The second more fun oddity was the markets kept bouncing back from the low in December 2018.   We have gain over $30k in the last two months which turned around our numbers nicely.  Our ratio of investments and income to spending is now back to positive at 0.33 for the last 12 months which while behind target our target of 1.02 is not bad.  More importantly, when I tracked our investment gains since I retired we are now back to being $8k higher than I started after being negative for the last few months.

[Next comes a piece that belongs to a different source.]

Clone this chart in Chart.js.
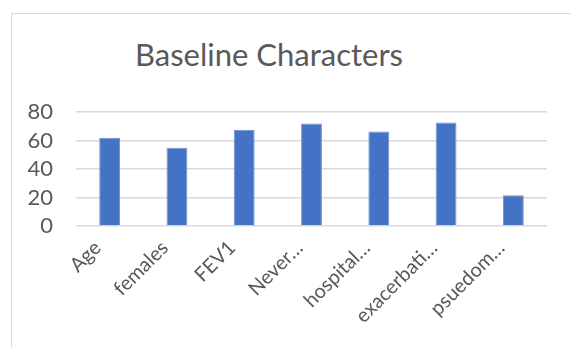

Then finally this month I’ve made significant progress on the new book.  I wrote about 10,000 words this month which equals around 40 pages of text.  I’ve finally got a good routine with my writing and I’m hoping to finish the first draft roughly by the end of next month.  The bad news while a first draft is good I still have to hire an editor, get the layout done, get  cover designed, get the ISBNs registered, and everything else to get the book published.  So you likely won’t see the book until this fall at the earliest.  Once things are progressing on that front I’ll let you all know the planned publication date and where you can get a copy of the book.

Any questions?

(click to make bigger)

9 thoughts on “Feb 2019 – Net Worth”

  1. Rick – “Can’t believe your wife still works”?

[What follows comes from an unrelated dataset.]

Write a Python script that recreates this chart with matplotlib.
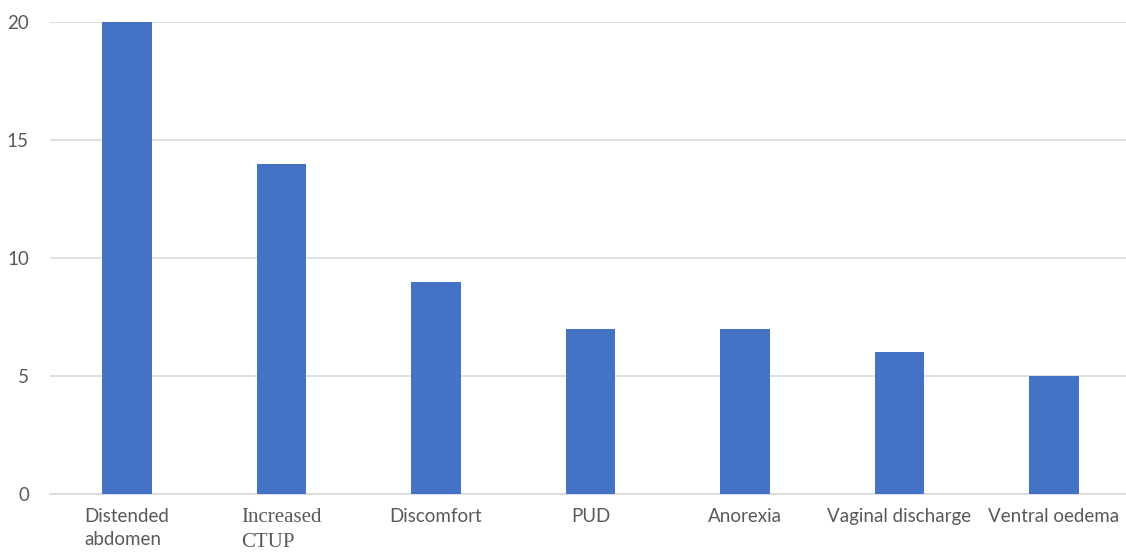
import matplotlib.pyplot as plt
import numpy as np

# symptoms and counts
categories = ['Distended\nabdomen', 'Increased\nCTUP', 'Discomfort', 'PUD',
              'Anorexia', 'Vaginal discharge', 'Ventral oedema']
values = [20, 14, 9, 7, 7, 6, 5]
yticks = [0, 5, 10, 15, 20]

plt.rcParams['font.family'] = ['Lato', 'DejaVu Sans']

fig = plt.figure(figsize=(11.26, 5.53), dpi=100)
ax = fig.add_axes([49.75 / 1126, 59 / 553, 1081.5 / 1126, 472 / 553])

x = np.arange(len(categories))
ax.bar(x, values, width=0.32, color='#4472c4', zorder=3)

ax.set_xlim(-0.5, len(categories) - 0.5)
ax.set_ylim(0, 20)
ax.set_yticks(yticks)
ax.set_yticklabels([str(t) for t in yticks])
ax.grid(axis='y', color='#d9d9d9', linewidth=1.2, zorder=0)

for s in ['top', 'right', 'left']:
    ax.spines[s].set_visible(False)
ax.spines['bottom'].set_color('#d9d9d9')
ax.spines['bottom'].set_linewidth(1.2)

ax.tick_params(axis='both', length=0, labelsize=13.5, colors='#595959')
ax.tick_params(axis='x', pad=10)
ax.tick_params(axis='y', pad=15)

ax.set_xticks(x)
ax.set_xticklabels(categories, multialignment='left', linespacing=1.45)
for lbl in ax.get_xticklabels():
    if 'CTUP' in lbl.get_text():
        lbl.set_family(['Liberation Serif', 'DejaVu Serif'])
        lbl.set_fontsize(15)

fig.savefig('out.png', dpi=100)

    I don’t get this comment… At $600K in savings, retirement seems premature – my opinion only. Using 4% rule, this would net $24K per year… at 3%, we’re talking $18K. Yes, there’s little tax at these levels, but this isn’t an ideal nest egg – again, my opinion.

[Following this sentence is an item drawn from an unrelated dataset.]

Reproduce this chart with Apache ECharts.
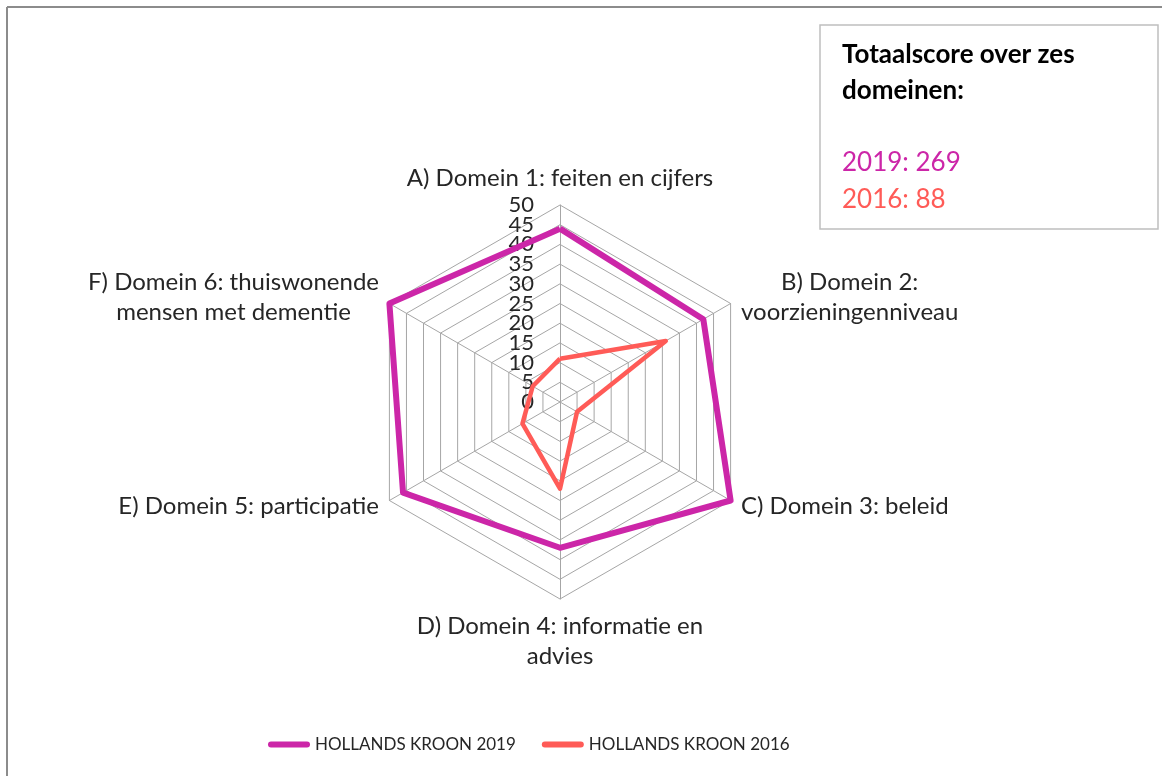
<!DOCTYPE html>
<html>
<head>
<meta charset="utf-8">
<script src="https://cdn.jsdelivr.net/npm/echarts@6/dist/echarts.min.js"></script>
<style>
  html, body { margin: 0; padding: 0; background: #fff; }
  #myChart { width: 1162px; height: 776px; }
</style>
</head>
<body>
<div id="myChart"></div>
<script>
// domeinen (A..F), waarden
var categories = [
  'A) Domein 1: feiten en cijfers',
  'B) Domein 2:\nvoorzieningenniveau',
  'C) Domein 3: beleid',
  'D) Domein 4: informatie en\nadvies',
  'E) Domein 5: participatie',
  'F) Domein 6: thuiswonende\nmensen met dementie'
];
var scores2019 = [44, 42, 50, 37, 46, 50];
var scores2016 = [11, 31, 5, 22, 11, 8];
var seriesNames = ['HOLLANDS KROON 2019', 'HOLLANDS KROON 2016'];
var totals = [269, 88];
var axisMin = 0;
var axisMax = 50;
var axisSteps = 10;

var colors = ['#CC26A8', '#FF5B57'];
var font = 'Lato';
var textColor = '#262626';
var center = [560, 402];
var radius = 197;

// echarts zet de assen tegen de klok in, dus volgorde A, F, E, D, C, B
var order = [0, 5, 4, 3, 2, 1];
function pick(arr) {
  return order.map(function (i) { return arr[i]; });
}

// labels op de bovenste as; echarts verbergt buren van min/max bij overlap,
// daarom een tweede (onzichtbare) radar met alleen 0 en 50
function makeIndicators(endsOnly) {
  return pick(categories).map(function (name, i) {
    var ind = { name: name, max: axisMax, min: axisMin };
    if (i === 0) {
      ind.axisLabel = {
        show: true,
        showMinLabel: endsOnly,
        showMaxLabel: endsOnly,
        margin: 26,
        fontSize: 22,
        fontFamily: font,
        color: textColor,
        formatter: function (v) {
          var isEnd = v === axisMin || v === axisMax;
          return (isEnd === endsOnly) ? String(v) : '';
        }
      };
    }
    return ind;
  });
}

var myChart = echarts.init(document.getElementById('myChart'));
var option = {
  backgroundColor: '#fff',
  animation: false,
  legend: {
    left: 263,
    top: 731,
    itemWidth: 42,
    itemHeight: 6,
    itemGap: 26,
    icon: 'path://M3,0 L39,0 A3,3 0 0 1 39,6 L3,6 A3,3 0 0 1 3,0 Z',
    data: seriesNames,
    textStyle: { fontSize: 17, fontFamily: font, color: textColor }
  },
  radar: [
    {
      center: center,
      radius: radius,
      shape: 'polygon',
      splitNumber: axisSteps,
      indicator: makeIndicators(false),
      axisNameGap: 12,
      axisName: {
        color: textColor,
        fontSize: 24,
        fontFamily: font,
        formatter: function (name) {
          return name.split('\n').map(function (l) { return '{c|' + l + '}'; }).join('\n');
        },
        rich: {
          c: { align: 'center', fontSize: 24, fontFamily: font, color: textColor, lineHeight: 30 }
        }
      },
      axisLine: { lineStyle: { color: '#A6A6A6', width: 1 } },
      splitLine: { lineStyle: { color: '#A6A6A6', width: 1 } },
      splitArea: { show: false },
      axisLabel: { show: false }
    },
    {
      center: center,
      radius: radius,
      shape: 'polygon',
      splitNumber: axisSteps,
      indicator: makeIndicators(true),
      axisName: { show: false },
      axisLine: { show: false },
      axisTick: { show: false },
      splitLine: { show: false },
      splitArea: { show: false },
      axisLabel: { show: false }
    }
  ],
  series: [{
    type: 'radar',
    radarIndex: 0,
    symbol: 'none',
    data: [
      {
        name: seriesNames[0],
        value: pick(scores2019),
        lineStyle: { color: colors[0], width: 6 },
        itemStyle: { color: colors[0] }
      },
      {
        name: seriesNames[1],
        value: pick(scores2016),
        lineStyle: { color: colors[1], width: 4.5 },
        itemStyle: { color: colors[1] }
      }
    ]
  }],
  graphic: [
    { type: 'line', shape: { x1: 7, y1: 7, x2: 1162, y2: 7 }, style: { stroke: '#8C8C8C', lineWidth: 2 } },
    { type: 'line', shape: { x1: 7, y1: 7, x2: 7, y2: 776 }, style: { stroke: '#8C8C8C', lineWidth: 2 } },
    {
      type: 'rect',
      shape: { x: 820, y: 25, width: 338, height: 204 },
      style: { fill: '#fff', stroke: '#BFBFBF', lineWidth: 1.5 }
    },
    {
      type: 'text', left: 842, top: 37,
      style: {
        text: 'Totaalscore over zes\ndomeinen:',
        font: 'bold 26px ' + font,
        fill: '#000',
        lineHeight: 36
      }
    },
    {
      type: 'text', left: 842, top: 145,
      style: { text: '2019: ' + totals[0], font: '26px ' + font, fill: colors[0], lineHeight: 36 }
    },
    {
      type: 'text', left: 842, top: 182,
      style: { text: '2016: ' + totals[1], font: '26px ' + font, fill: colors[1], lineHeight: 36 }
    }
  ]
};
myChart.setOption(option);
</script>
</body>
</html>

    This site talks “retirement”, but it’s less of a retirement program and more a site that demonstrates the benefits of saving early and then shifting to a less hectic lifestyle. The message here is great, and this should be shared broadly – spend less than what you earn, save early, reap the rewards later….

    Both husband and wife continue work, albeit perhaps at a different pace and urgency. I’d think if both stopped working that $600k would not last… Maintaining some level of income is crucial given the savings here and age of Tim and his wife.

  2. Looking good! With expenses as low as that you are in a great position to avoid dipping into your savings too much. I now have to go back through your posts to see how you got expenses so low 🙂 I do have a mortgage and 2 cars (paid off but maintenance, gas and insurance still add up). I really need to figure out how to minimize my expenses! I suppose if I stopped working I could trim some of that 🙂 oh and, pay off my 186k mortgage. Clearly I have a ways to go. Great work, looking forward to the book!

  3. Hi Tim, would it be possible to show a more detailed break down of your monthly spendings? I know we live in different cities but it’s so amazing to see that your family is only spending ~1600 for a family of 4! Where I live sometimes just paying all the monthly bills (hydro, heat, phone, internet, insurance etc.) can already add up to ~1000, and that’s not including groceries or eating out, nor property taxes (since that comes as two big instalments every year). If you don’t want to show this every month, maybe pick a month that you are comfortable with and show us the breakdown? If that’s asking for too much then don’t worry about it!

  4. @Rick – Yes she does. When you are self employed you don’t have any useless meetings and very little red tape. She likes what she does and wanted to keep doing it so I put that into the plan.

    @gofi – Not likely, publishing is way more than a single post. I read several books and talked with others prior to doing publishing my first book.

    @freddy bee – Well of course. Why would I fully retire and never work again for over 50 years? I’m young and have other interests. If you don’t like the word ‘retirement’ call it what ever you want. As to the money, our plan includes us not using much of the investments for the next four years (less than 2.5% of assets) which should allow those to grow and fully retire if we want later on.

    @T on FIRE – I suggest you look at your monthly bills and ways to cut those at first (do you watch all your cable channels or any of them, do you need you current cell plan, do you need two cars?).

    @misuchiru – Well it might help to realize we don’t even out any of our annual bills to monthly. So I pay all my property tax with a single payment, all our house insurance with a single payment and all our car insurance with a single payment. February doesn’t have any of those single payments so it ends up being very low. Rough breakdown of cost are as follows: $670 in cash (normally this is just $560 for spending cash but we had a few other items this month), $422 in utilities (three cell phones, internet, cable, water, heat and power), $276 in food (just groceries), $99 shopping (my wife bought a new cover for her tablet and I bought some game stuff), $54 school costs (my oldest is doing a day ski trip), $50 gas for the car, $36 other (Netflix, special lunch for the kids at school and a power cord). Ironically, I didn’t even spend all my spending cash in February as I’m saving up for buying gear for brewing all grain beer.

  5. Thanks for the detailed info…quick question which may have been covered off but you mention family of 4 (so I assume 2 children still at home)…what are your plans for RESP etc for the impending College/University needs on the horizon?

  6. Thanks Tim! Last month’s heat /gas bill was a record high of almost $170 for us. =( Next month’s numbers should be interesting with the tax returns.

    Looking forward to your new book as well.